Problem statement | Your task is to copy the stretch of lines in the records below that begins with the line containing "Reproduce this chart with matplotlib." and ends with the line containing "ax = fig.add_axes([0.170, 0.207, 0.8285, 0.726])", exactly as written, with nothing added.
-------- Input for this task
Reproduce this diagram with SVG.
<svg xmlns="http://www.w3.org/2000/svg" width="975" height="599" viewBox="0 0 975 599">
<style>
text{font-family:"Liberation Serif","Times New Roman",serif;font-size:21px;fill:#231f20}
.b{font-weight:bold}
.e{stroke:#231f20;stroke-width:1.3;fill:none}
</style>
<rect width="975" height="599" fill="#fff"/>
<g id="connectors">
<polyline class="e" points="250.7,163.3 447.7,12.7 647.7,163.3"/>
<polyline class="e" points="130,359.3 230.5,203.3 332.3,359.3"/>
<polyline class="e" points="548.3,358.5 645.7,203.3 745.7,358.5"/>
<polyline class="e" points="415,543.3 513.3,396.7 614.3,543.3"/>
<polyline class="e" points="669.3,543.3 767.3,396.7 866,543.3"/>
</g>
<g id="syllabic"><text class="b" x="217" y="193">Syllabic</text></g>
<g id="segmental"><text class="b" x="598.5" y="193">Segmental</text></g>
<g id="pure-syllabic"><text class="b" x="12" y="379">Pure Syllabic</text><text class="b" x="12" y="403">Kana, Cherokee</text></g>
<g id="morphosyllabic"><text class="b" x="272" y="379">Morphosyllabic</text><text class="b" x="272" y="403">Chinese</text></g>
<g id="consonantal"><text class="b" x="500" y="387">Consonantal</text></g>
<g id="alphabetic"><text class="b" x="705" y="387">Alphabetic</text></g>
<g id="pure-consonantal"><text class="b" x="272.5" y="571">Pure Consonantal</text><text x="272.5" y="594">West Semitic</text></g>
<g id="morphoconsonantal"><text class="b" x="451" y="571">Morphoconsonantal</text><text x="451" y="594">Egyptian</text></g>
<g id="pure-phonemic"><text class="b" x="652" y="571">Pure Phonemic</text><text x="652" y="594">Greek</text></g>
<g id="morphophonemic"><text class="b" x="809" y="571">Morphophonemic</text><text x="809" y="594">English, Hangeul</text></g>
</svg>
----------------
-------- Input for this task
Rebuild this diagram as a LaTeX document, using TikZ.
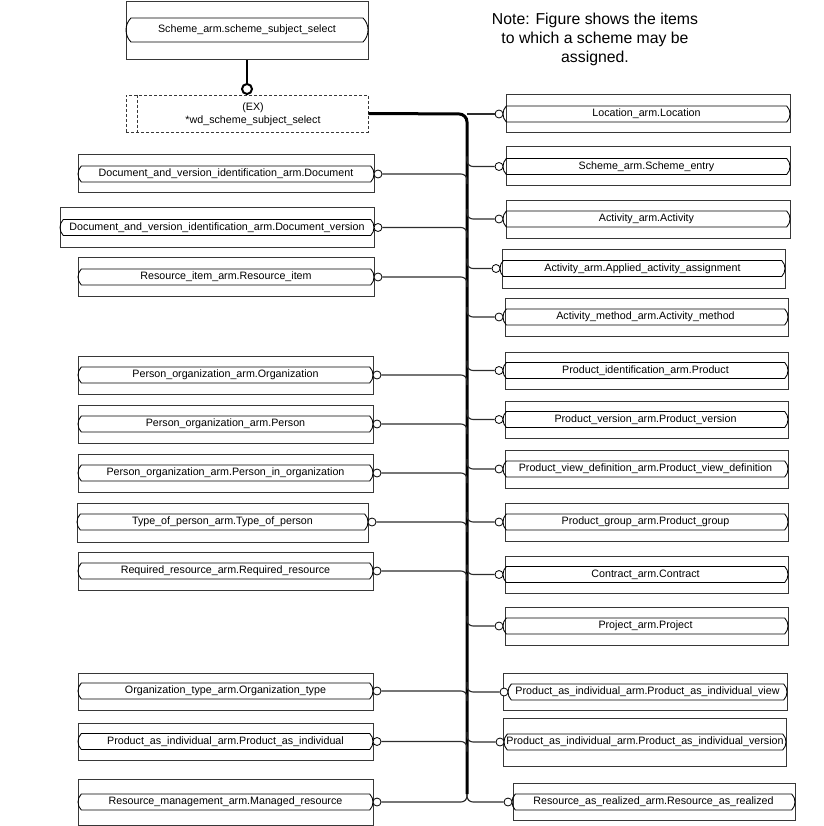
----------------
-------- Input for this task
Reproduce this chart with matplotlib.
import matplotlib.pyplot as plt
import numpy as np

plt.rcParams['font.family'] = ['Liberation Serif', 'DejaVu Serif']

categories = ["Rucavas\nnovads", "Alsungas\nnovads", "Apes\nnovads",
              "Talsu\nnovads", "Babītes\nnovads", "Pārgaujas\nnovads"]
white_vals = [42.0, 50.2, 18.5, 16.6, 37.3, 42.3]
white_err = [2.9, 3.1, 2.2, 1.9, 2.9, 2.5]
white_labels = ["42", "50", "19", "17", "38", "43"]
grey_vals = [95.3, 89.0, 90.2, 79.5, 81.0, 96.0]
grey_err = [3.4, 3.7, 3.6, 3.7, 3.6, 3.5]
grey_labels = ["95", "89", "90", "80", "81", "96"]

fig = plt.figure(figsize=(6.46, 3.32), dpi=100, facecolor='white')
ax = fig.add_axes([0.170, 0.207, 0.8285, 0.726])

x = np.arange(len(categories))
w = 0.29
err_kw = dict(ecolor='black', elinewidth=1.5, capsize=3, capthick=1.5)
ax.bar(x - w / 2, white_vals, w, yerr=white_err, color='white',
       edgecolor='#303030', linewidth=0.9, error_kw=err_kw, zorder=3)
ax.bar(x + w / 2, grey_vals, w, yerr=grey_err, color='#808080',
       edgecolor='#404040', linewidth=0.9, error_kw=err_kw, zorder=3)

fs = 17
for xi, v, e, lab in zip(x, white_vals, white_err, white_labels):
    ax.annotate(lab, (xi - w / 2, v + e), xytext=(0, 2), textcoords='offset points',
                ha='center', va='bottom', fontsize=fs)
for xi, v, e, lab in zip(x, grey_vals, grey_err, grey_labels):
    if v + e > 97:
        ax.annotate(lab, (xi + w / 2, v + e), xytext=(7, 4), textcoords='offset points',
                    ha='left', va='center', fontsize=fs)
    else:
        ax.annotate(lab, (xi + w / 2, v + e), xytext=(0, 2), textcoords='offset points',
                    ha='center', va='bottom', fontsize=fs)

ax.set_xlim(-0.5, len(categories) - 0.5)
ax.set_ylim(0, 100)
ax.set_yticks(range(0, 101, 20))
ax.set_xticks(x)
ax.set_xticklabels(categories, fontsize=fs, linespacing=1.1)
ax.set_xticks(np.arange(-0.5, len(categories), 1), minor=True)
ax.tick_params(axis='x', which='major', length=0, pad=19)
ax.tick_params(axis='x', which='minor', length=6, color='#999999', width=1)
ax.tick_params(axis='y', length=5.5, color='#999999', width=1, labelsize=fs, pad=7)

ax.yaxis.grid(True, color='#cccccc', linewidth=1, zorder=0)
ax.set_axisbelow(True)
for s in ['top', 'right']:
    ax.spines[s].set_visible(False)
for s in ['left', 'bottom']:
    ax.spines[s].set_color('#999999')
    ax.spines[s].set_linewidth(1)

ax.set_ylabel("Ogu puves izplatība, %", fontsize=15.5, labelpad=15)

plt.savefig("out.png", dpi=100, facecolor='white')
----------------
The output |
Reproduce this chart with matplotlib.
import matplotlib.pyplot as plt
import numpy as np

plt.rcParams['font.family'] = ['Liberation Serif', 'DejaVu Serif']

categories = ["Rucavas\nnovads", "Alsungas\nnovads", "Apes\nnovads",
              "Talsu\nnovads", "Babītes\nnovads", "Pārgaujas\nnovads"]
white_vals = [42.0, 50.2, 18.5, 16.6, 37.3, 42.3]
white_err = [2.9, 3.1, 2.2, 1.9, 2.9, 2.5]
white_labels = ["42", "50", "19", "17", "38", "43"]
grey_vals = [95.3, 89.0, 90.2, 79.5, 81.0, 96.0]
grey_err = [3.4, 3.7, 3.6, 3.7, 3.6, 3.5]
grey_labels = ["95", "89", "90", "80", "81", "96"]

fig = plt.figure(figsize=(6.46, 3.32), dpi=100, facecolor='white')
ax = fig.add_axes([0.170, 0.207, 0.8285, 0.726])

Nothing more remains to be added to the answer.